Problem to solve - Transcribe everything in the data word for word. Pictures are left out.

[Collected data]

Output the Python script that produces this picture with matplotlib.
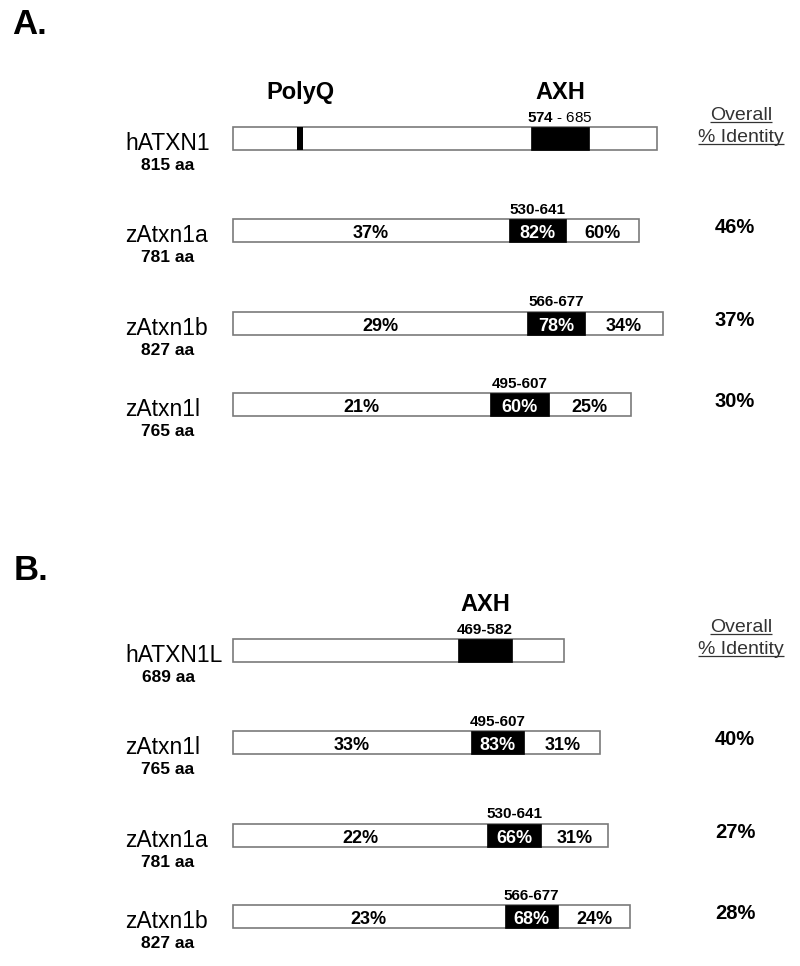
import numpy as np
import matplotlib
matplotlib.use('Agg')
import matplotlib.pyplot as plt
from matplotlib import font_manager

plt.rcParams['font.family'] = ['Liberation Sans', 'DejaVu Sans']
plt.rcParams['mathtext.fontset'] = 'custom'
plt.rcParams['mathtext.rm'] = 'Liberation Sans'
plt.rcParams['mathtext.bf'] = 'Liberation Sans:bold'

installed = {f.name for f in font_manager.fontManager.ttflist}
NARROW = ['Liberation Sans Narrow', 'Liberation Sans'] if 'Liberation Sans Narrow' in installed else ['Liberation Sans']

# panel A: ATXN1 orthologs
names_a = ['hATXN1', 'zAtxn1a', 'zAtxn1b', 'zAtxn1l']
lengths_a = [815, 781, 827, 765]
axh_start_a = [574, 530, 566, 495]
axh_end_a = [685, 641, 677, 607]
left_id_a = [None, 37, 29, 21]
axh_id_a = [None, 82, 78, 60]
right_id_a = [None, 60, 34, 25]
overall_a = [None, 46, 37, 30]
polyq_a = (124, 134)

# panel B: ATXN1L orthologs
names_b = ['hATXN1L', 'zAtxn1l', 'zAtxn1a', 'zAtxn1b']
lengths_b = [689, 765, 781, 827]
axh_start_b = [469, 495, 530, 566]
axh_end_b = [582, 607, 641, 677]
left_id_b = [None, 33, 22, 23]
axh_id_b = [None, 83, 66, 68]
right_id_b = [None, 31, 31, 24]
overall_b = [None, 40, 27, 28]

W, H = 800, 966
X0 = 233          # pixel where residue 0 sits
BAR_H = 23
ROW_OFF = np.array([0, 92, 185, 266])

fig = plt.figure(figsize=(W / 100, H / 100), dpi=100)
fig.patch.set_facecolor('white')


def panel(scale, y0, names, lengths, starts, ends, left_id, axh_id, right_id, overall, polyq=None):
    ax = fig.add_axes([0, 0, 1, 1])
    ax.set_xlim(-X0 / scale, (W - X0) / scale)
    ax.set_ylim(H, 0)
    ax.axis('off')
    ax.patch.set_alpha(0)
    px = lambda xp: (xp - X0) / scale
    rows = y0 + ROW_OFF

    ax.barh(rows, lengths, left=0, height=BAR_H, color='white', edgecolor='#7a7a7a', linewidth=1.2, zorder=2)
    ax.barh(rows, np.array(ends) - np.array(starts), left=starts, height=BAR_H,
            color='black', edgecolor='black', linewidth=0.5, zorder=3)

    for i, yc in enumerate(rows):
        s, e, L = starts[i], ends[i], lengths[i]
        if polyq is not None and i == 0:
            label = r'$\mathbf{%d}$ - %d' % (s, e)
            ax.text((s + e) / 2, yc - 21, label, ha='center', va='center', fontsize=11)
        else:
            ax.text((s + e) / 2, yc - 21, f'{s}-{e}', ha='center', va='center', fontsize=11,
                    weight='bold', family=NARROW)
        ax.text(px(125), yc + 5, names[i], ha='left', va='center', fontsize=16.5)
        ax.text(px(168), yc + 27, f'{L} aa', ha='center', va='center', fontsize=12.5,
                weight='bold', family=NARROW)
        if overall[i] is not None:
            ax.text(px(735), yc - 3, f'{overall[i]}%', ha='center', va='center', fontsize=14.5, weight='bold')
            ax.text(s / 2, yc + 3, f'{left_id[i]}%', ha='center', va='center', fontsize=13,
                    weight='bold', family=NARROW, zorder=4)
            ax.text((s + e) / 2, yc + 3, f'{axh_id[i]}%', ha='center', va='center', fontsize=13,
                    weight='bold', family=NARROW, color='white', zorder=4)
            ax.text((e + L) / 2, yc + 3, f'{right_id[i]}%', ha='center', va='center', fontsize=13,
                    weight='bold', family=NARROW, zorder=4)

    # domain headers
    ax.text((starts[0] + ends[0]) / 2, rows[0] - 46, 'AXH', ha='center', va='center',
            fontsize=17, weight='bold')
    if polyq is not None:
        ax.barh(rows[0], polyq[1] - polyq[0], left=polyq[0], height=BAR_H, color='black', zorder=3)
        ax.text(sum(polyq) / 2, rows[0] - 46, 'PolyQ', ha='center', va='center',
                fontsize=17, weight='bold')

    # overall identity column header, underlined
    heads = [ax.text(px(741), rows[0] - 18, 'Overall', ha='center', va='baseline', fontsize=14, color='#333333'),
             ax.text(px(741), rows[0] + 4, '% Identity', ha='center', va='baseline', fontsize=14, color='#333333')]
    return ax, heads


axA, headsA = panel(0.52, 138.5, names_a, lengths_a, axh_start_a, axh_end_a,
                    left_id_a, axh_id_a, right_id_a, overall_a, polyq=polyq_a)
axB, headsB = panel(0.48, 650.5, names_b, lengths_b, axh_start_b, axh_end_b,
                    left_id_b, axh_id_b, right_id_b, overall_b)

fig.text(12 / W, 1 - 25 / H, 'A.', ha='left', va='center', fontsize=25, weight='bold')
fig.text(14 / W, 1 - 570 / H, 'B.', ha='left', va='center', fontsize=25, weight='bold')

# underline the column headers
fig.canvas.draw()
renderer = fig.canvas.get_renderer()
for ax, heads in [(axA, headsA), (axB, headsB)]:
    for t in heads:
        bb = t.get_window_extent(renderer).transformed(ax.transData.inverted())
        yb = t.get_position()[1] + 1.8
        ax.plot([bb.x0, bb.x1], [yb, yb], color='#333333', lw=0.9, solid_capstyle='butt')

fig.savefig('out.png', dpi=100, facecolor='white')
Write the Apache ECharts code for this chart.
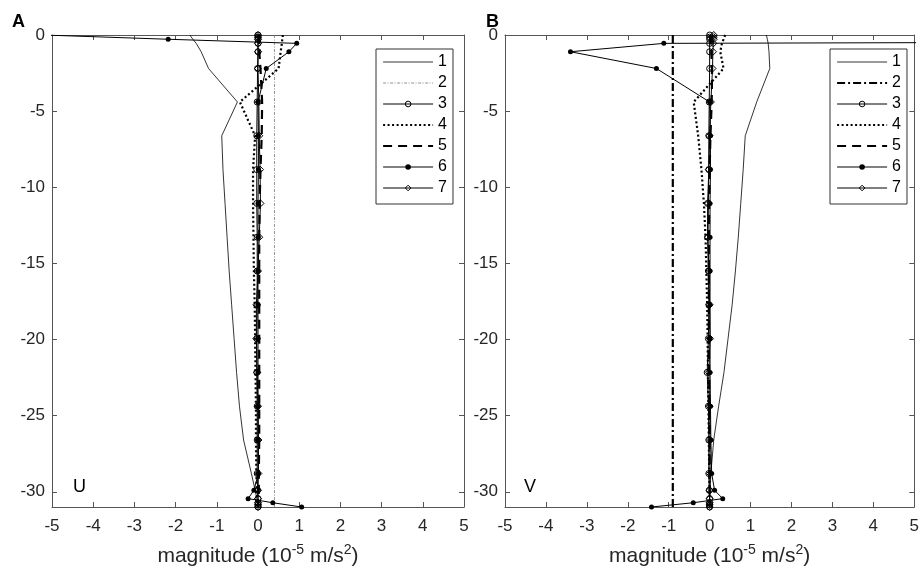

Response -
Output the Python script that produces this picture with matplotlib.
import numpy as np
import matplotlib
matplotlib.use('Agg')
import matplotlib.pyplot as plt
from matplotlib import font_manager

plt.rcParams['font.family'] = ['Liberation Sans', 'DejaVu Sans']
plt.rcParams['mathtext.fontset'] = 'custom'
plt.rcParams['mathtext.rm'] = 'Liberation Sans'
plt.rcParams['mathtext.bf'] = 'Liberation Sans:bold'

installed = {f.name for f in font_manager.fontManager.ttflist}
NARROW = ['Liberation Sans Narrow', 'Liberation Sans'] if 'Liberation Sans Narrow' in installed else ['Liberation Sans']

# panel A: ATXN1 orthologs
names_a = ['hATXN1', 'zAtxn1a', 'zAtxn1b', 'zAtxn1l']
lengths_a = [815, 781, 827, 765]
axh_start_a = [574, 530, 566, 495]
axh_end_a = [685, 641, 677, 607]
left_id_a = [None, 37, 29, 21]
axh_id_a = [None, 82, 78, 60]
right_id_a = [None, 60, 34, 25]
overall_a = [None, 46, 37, 30]
polyq_a = (124, 134)

# panel B: ATXN1L orthologs
names_b = ['hATXN1L', 'zAtxn1l', 'zAtxn1a', 'zAtxn1b']
lengths_b = [689, 765, 781, 827]
axh_start_b = [469, 495, 530, 566]
axh_end_b = [582, 607, 641, 677]
left_id_b = [None, 33, 22, 23]
axh_id_b = [None, 83, 66, 68]
right_id_b = [None, 31, 31, 24]
overall_b = [None, 40, 27, 28]

W, H = 800, 966
X0 = 233          # pixel where residue 0 sits
BAR_H = 23
ROW_OFF = np.array([0, 92, 185, 266])

fig = plt.figure(figsize=(W / 100, H / 100), dpi=100)
fig.patch.set_facecolor('white')


def panel(scale, y0, names, lengths, starts, ends, left_id, axh_id, right_id, overall, polyq=None):
    ax = fig.add_axes([0, 0, 1, 1])
    ax.set_xlim(-X0 / scale, (W - X0) / scale)
    ax.set_ylim(H, 0)
    ax.axis('off')
    ax.patch.set_alpha(0)
    px = lambda xp: (xp - X0) / scale
    rows = y0 + ROW_OFF

    ax.barh(rows, lengths, left=0, height=BAR_H, color='white', edgecolor='#7a7a7a', linewidth=1.2, zorder=2)
    ax.barh(rows, np.array(ends) - np.array(starts), left=starts, height=BAR_H,
            color='black', edgecolor='black', linewidth=0.5, zorder=3)

    for i, yc in enumerate(rows):
        s, e, L = starts[i], ends[i], lengths[i]
        if polyq is not None and i == 0:
            label = r'$\mathbf{%d}$ - %d' % (s, e)
            ax.text((s + e) / 2, yc - 21, label, ha='center', va='center', fontsize=11)
        else:
            ax.text((s + e) / 2, yc - 21, f'{s}-{e}', ha='center', va='center', fontsize=11,
                    weight='bold', family=NARROW)
        ax.text(px(125), yc + 5, names[i], ha='left', va='center', fontsize=16.5)
        ax.text(px(168), yc + 27, f'{L} aa', ha='center', va='center', fontsize=12.5,
                weight='bold', family=NARROW)
        if overall[i] is not None:
            ax.text(px(735), yc - 3, f'{overall[i]}%', ha='center', va='center', fontsize=14.5, weight='bold')
            ax.text(s / 2, yc + 3, f'{left_id[i]}%', ha='center', va='center', fontsize=13,
                    weight='bold', family=NARROW, zorder=4)
            ax.text((s + e) / 2, yc + 3, f'{axh_id[i]}%', ha='center', va='center', fontsize=13,
                    weight='bold', family=NARROW, color='white', zorder=4)
            ax.text((e + L) / 2, yc + 3, f'{right_id[i]}%', ha='center', va='center', fontsize=13,
                    weight='bold', family=NARROW, zorder=4)

    # domain headers
    ax.text((starts[0] + ends[0]) / 2, rows[0] - 46, 'AXH', ha='center', va='center',
            fontsize=17, weight='bold')
    if polyq is not None:
        ax.barh(rows[0], polyq[1] - polyq[0], left=polyq[0], height=BAR_H, color='black', zorder=3)
        ax.text(sum(polyq) / 2, rows[0] - 46, 'PolyQ', ha='center', va='center',
                fontsize=17, weight='bold')

    # overall identity column header, underlined
    heads = [ax.text(px(741), rows[0] - 18, 'Overall', ha='center', va='baseline', fontsize=14, color='#333333'),
             ax.text(px(741), rows[0] + 4, '% Identity', ha='center', va='baseline', fontsize=14, color='#333333')]
    return ax, heads


axA, headsA = panel(0.52, 138.5, names_a, lengths_a, axh_start_a, axh_end_a,
                    left_id_a, axh_id_a, right_id_a, overall_a, polyq=polyq_a)
axB, headsB = panel(0.48, 650.5, names_b, lengths_b, axh_start_b, axh_end_b,
                    left_id_b, axh_id_b, right_id_b, overall_b)

fig.text(12 / W, 1 - 25 / H, 'A.', ha='left', va='center', fontsize=25, weight='bold')
fig.text(14 / W, 1 - 570 / H, 'B.', ha='left', va='center', fontsize=25, weight='bold')

# underline the column headers
fig.canvas.draw()
renderer = fig.canvas.get_renderer()
for ax, heads in [(axA, headsA), (axB, headsB)]:
    for t in heads:
        bb = t.get_window_extent(renderer).transformed(ax.transData.inverted())
        yb = t.get_position()[1] + 1.8
        ax.plot([bb.x0, bb.x1], [yb, yb], color='#333333', lw=0.9, solid_capstyle='butt')

fig.savefig('out.png', dpi=100, facecolor='white')
Write the Apache ECharts code for this chart.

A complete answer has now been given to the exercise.